_Required work_
Transcribe each line of the material as it is, and drop any picture.

-------- Information provided

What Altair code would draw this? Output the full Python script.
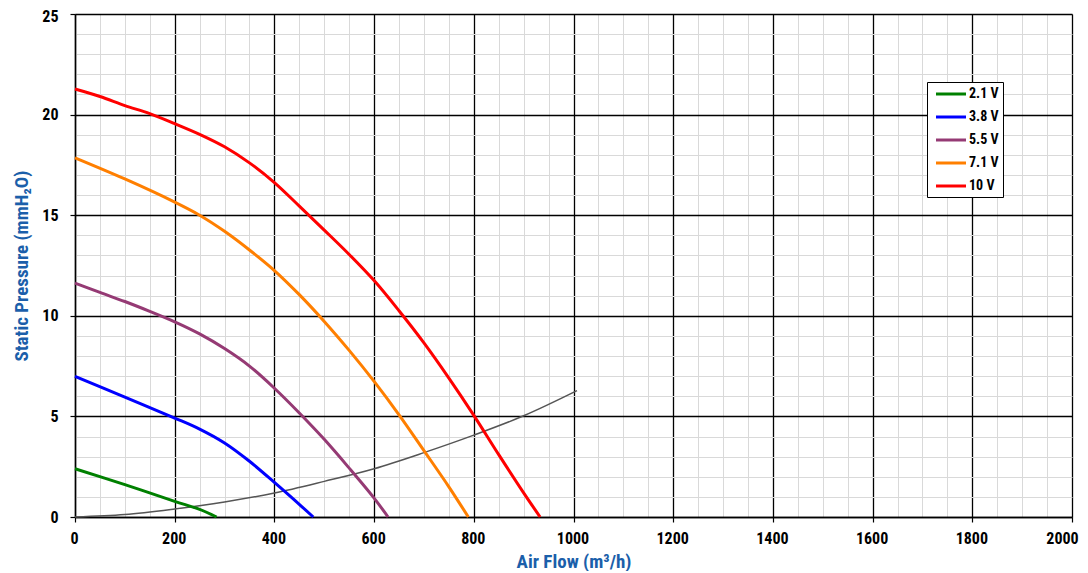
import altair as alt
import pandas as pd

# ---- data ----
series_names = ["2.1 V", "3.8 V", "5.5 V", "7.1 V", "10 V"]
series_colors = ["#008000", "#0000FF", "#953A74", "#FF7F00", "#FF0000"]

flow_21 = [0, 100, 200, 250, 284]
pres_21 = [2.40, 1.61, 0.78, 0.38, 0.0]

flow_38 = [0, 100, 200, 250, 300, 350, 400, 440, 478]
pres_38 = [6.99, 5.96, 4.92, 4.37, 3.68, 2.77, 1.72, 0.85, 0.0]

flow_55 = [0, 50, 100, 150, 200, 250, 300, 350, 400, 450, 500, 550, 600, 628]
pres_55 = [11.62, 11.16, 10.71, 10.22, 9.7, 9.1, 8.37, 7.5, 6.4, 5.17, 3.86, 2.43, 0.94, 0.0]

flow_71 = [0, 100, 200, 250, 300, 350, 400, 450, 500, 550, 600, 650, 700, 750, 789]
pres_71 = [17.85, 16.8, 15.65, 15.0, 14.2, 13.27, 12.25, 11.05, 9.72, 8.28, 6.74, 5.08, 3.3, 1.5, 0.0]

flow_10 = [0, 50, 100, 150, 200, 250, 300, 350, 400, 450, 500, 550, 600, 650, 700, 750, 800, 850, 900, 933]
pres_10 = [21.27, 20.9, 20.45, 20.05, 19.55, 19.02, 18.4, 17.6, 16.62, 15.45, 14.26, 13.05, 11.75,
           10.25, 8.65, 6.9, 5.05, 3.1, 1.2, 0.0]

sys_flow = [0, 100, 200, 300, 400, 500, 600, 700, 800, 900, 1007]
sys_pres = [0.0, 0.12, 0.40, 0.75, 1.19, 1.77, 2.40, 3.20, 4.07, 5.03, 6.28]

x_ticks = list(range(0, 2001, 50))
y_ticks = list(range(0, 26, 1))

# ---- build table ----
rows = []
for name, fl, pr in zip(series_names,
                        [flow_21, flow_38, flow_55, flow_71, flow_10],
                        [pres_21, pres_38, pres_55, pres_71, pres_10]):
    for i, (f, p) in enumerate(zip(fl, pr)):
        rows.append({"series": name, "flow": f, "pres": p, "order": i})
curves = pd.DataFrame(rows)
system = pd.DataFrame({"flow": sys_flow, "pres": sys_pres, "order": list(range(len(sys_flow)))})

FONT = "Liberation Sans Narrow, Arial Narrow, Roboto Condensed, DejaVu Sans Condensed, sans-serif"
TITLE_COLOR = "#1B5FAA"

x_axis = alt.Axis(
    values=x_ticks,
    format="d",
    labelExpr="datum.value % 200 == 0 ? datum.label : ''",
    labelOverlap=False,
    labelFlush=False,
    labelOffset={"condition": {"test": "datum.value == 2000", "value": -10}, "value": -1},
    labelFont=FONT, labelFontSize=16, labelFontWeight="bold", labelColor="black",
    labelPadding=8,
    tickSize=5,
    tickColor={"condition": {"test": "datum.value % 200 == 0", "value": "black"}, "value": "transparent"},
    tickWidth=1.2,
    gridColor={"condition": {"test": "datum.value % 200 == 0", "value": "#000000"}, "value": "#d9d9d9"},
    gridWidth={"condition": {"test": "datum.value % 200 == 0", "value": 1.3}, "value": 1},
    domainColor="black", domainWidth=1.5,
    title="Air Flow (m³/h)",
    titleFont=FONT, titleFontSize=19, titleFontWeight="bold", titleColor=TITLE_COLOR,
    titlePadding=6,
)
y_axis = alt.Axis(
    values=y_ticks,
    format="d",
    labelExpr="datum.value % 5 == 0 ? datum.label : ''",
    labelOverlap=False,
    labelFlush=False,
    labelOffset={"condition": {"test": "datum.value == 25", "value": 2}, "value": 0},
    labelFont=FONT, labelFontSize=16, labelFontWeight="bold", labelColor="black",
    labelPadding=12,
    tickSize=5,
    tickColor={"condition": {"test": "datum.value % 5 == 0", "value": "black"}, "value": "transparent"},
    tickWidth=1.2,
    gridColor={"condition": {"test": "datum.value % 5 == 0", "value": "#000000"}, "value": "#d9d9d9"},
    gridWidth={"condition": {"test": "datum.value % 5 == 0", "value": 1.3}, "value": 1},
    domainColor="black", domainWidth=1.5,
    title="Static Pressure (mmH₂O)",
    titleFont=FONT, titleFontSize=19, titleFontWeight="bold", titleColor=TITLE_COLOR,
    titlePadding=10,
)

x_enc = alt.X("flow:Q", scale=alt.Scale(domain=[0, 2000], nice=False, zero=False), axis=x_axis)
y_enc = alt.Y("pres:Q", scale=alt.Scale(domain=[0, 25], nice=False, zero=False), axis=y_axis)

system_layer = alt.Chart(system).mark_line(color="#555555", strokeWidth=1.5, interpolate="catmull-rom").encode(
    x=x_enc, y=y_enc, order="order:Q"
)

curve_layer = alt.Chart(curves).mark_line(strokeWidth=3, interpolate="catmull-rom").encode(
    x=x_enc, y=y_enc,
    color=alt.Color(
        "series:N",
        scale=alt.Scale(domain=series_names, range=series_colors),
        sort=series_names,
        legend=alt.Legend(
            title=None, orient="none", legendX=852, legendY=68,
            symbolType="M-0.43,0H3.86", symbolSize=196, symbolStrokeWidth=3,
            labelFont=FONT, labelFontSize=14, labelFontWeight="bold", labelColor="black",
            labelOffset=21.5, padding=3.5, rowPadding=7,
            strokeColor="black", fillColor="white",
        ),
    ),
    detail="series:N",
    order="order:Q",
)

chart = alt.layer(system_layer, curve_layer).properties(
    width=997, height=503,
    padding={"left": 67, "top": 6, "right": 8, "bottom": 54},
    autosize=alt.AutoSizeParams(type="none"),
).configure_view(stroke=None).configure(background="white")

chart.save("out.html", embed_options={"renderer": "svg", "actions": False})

----------------

_Exercise answer_
What Altair code would draw this? Output the full Python script.
import altair as alt
import pandas as pd

# ---- data ----
series_names = ["2.1 V", "3.8 V", "5.5 V", "7.1 V", "10 V"]
series_colors = ["#008000", "#0000FF", "#953A74", "#FF7F00", "#FF0000"]

flow_21 = [0, 100, 200, 250, 284]
pres_21 = [2.40, 1.61, 0.78, 0.38, 0.0]

flow_38 = [0, 100, 200, 250, 300, 350, 400, 440, 478]
pres_38 = [6.99, 5.96, 4.92, 4.37, 3.68, 2.77, 1.72, 0.85, 0.0]

flow_55 = [0, 50, 100, 150, 200, 250, 300, 350, 400, 450, 500, 550, 600, 628]
pres_55 = [11.62, 11.16, 10.71, 10.22, 9.7, 9.1, 8.37, 7.5, 6.4, 5.17, 3.86, 2.43, 0.94, 0.0]

flow_71 = [0, 100, 200, 250, 300, 350, 400, 450, 500, 550, 600, 650, 700, 750, 789]
pres_71 = [17.85, 16.8, 15.65, 15.0, 14.2, 13.27, 12.25, 11.05, 9.72, 8.28, 6.74, 5.08, 3.3, 1.5, 0.0]

flow_10 = [0, 50, 100, 150, 200, 250, 300, 350, 400, 450, 500, 550, 600, 650, 700, 750, 800, 850, 900, 933]
pres_10 = [21.27, 20.9, 20.45, 20.05, 19.55, 19.02, 18.4, 17.6, 16.62, 15.45, 14.26, 13.05, 11.75,
           10.25, 8.65, 6.9, 5.05, 3.1, 1.2, 0.0]

sys_flow = [0, 100, 200, 300, 400, 500, 600, 700, 800, 900, 1007]
sys_pres = [0.0, 0.12, 0.40, 0.75, 1.19, 1.77, 2.40, 3.20, 4.07, 5.03, 6.28]

x_ticks = list(range(0, 2001, 50))
y_ticks = list(range(0, 26, 1))

# ---- build table ----
rows = []
for name, fl, pr in zip(series_names,
                        [flow_21, flow_38, flow_55, flow_71, flow_10],
                        [pres_21, pres_38, pres_55, pres_71, pres_10]):
    for i, (f, p) in enumerate(zip(fl, pr)):
        rows.append({"series": name, "flow": f, "pres": p, "order": i})
curves = pd.DataFrame(rows)
system = pd.DataFrame({"flow": sys_flow, "pres": sys_pres, "order": list(range(len(sys_flow)))})

FONT = "Liberation Sans Narrow, Arial Narrow, Roboto Condensed, DejaVu Sans Condensed, sans-serif"
TITLE_COLOR = "#1B5FAA"

x_axis = alt.Axis(
    values=x_ticks,
    format="d",
    labelExpr="datum.value % 200 == 0 ? datum.label : ''",
    labelOverlap=False,
    labelFlush=False,
    labelOffset={"condition": {"test": "datum.value == 2000", "value": -10}, "value": -1},
    labelFont=FONT, labelFontSize=16, labelFontWeight="bold", labelColor="black",
    labelPadding=8,
    tickSize=5,
    tickColor={"condition": {"test": "datum.value % 200 == 0", "value": "black"}, "value": "transparent"},
    tickWidth=1.2,
    gridColor={"condition": {"test": "datum.value % 200 == 0", "value": "#000000"}, "value": "#d9d9d9"},
    gridWidth={"condition": {"test": "datum.value % 200 == 0", "value": 1.3}, "value": 1},
    domainColor="black", domainWidth=1.5,
    title="Air Flow (m³/h)",
    titleFont=FONT, titleFontSize=19, titleFontWeight="bold", titleColor=TITLE_COLOR,
    titlePadding=6,
)
y_axis = alt.Axis(
    values=y_ticks,
    format="d",
    labelExpr="datum.value % 5 == 0 ? datum.label : ''",
    labelOverlap=False,
    labelFlush=False,
    labelOffset={"condition": {"test": "datum.value == 25", "value": 2}, "value": 0},
    labelFont=FONT, labelFontSize=16, labelFontWeight="bold", labelColor="black",
    labelPadding=12,
    tickSize=5,
    tickColor={"condition": {"test": "datum.value % 5 == 0", "value": "black"}, "value": "transparent"},
    tickWidth=1.2,
    gridColor={"condition": {"test": "datum.value % 5 == 0", "value": "#000000"}, "value": "#d9d9d9"},
    gridWidth={"condition": {"test": "datum.value % 5 == 0", "value": 1.3}, "value": 1},
    domainColor="black", domainWidth=1.5,
    title="Static Pressure (mmH₂O)",
    titleFont=FONT, titleFontSize=19, titleFontWeight="bold", titleColor=TITLE_COLOR,
    titlePadding=10,
)

x_enc = alt.X("flow:Q", scale=alt.Scale(domain=[0, 2000], nice=False, zero=False), axis=x_axis)
y_enc = alt.Y("pres:Q", scale=alt.Scale(domain=[0, 25], nice=False, zero=False), axis=y_axis)

system_layer = alt.Chart(system).mark_line(color="#555555", strokeWidth=1.5, interpolate="catmull-rom").encode(
    x=x_enc, y=y_enc, order="order:Q"
)

curve_layer = alt.Chart(curves).mark_line(strokeWidth=3, interpolate="catmull-rom").encode(
    x=x_enc, y=y_enc,
    color=alt.Color(
        "series:N",
        scale=alt.Scale(domain=series_names, range=series_colors),
        sort=series_names,
        legend=alt.Legend(
            title=None, orient="none", legendX=852, legendY=68,
            symbolType="M-0.43,0H3.86", symbolSize=196, symbolStrokeWidth=3,
            labelFont=FONT, labelFontSize=14, labelFontWeight="bold", labelColor="black",
            labelOffset=21.5, padding=3.5, rowPadding=7,
            strokeColor="black", fillColor="white",
        ),
    ),
    detail="series:N",
    order="order:Q",
)

chart = alt.layer(system_layer, curve_layer).properties(
    width=997, height=503,
    padding={"left": 67, "top": 6, "right": 8, "bottom": 54},
    autosize=alt.AutoSizeParams(type="none"),
).configure_view(stroke=None).configure(background="white")

chart.save("out.html", embed_options={"renderer": "svg", "actions": False})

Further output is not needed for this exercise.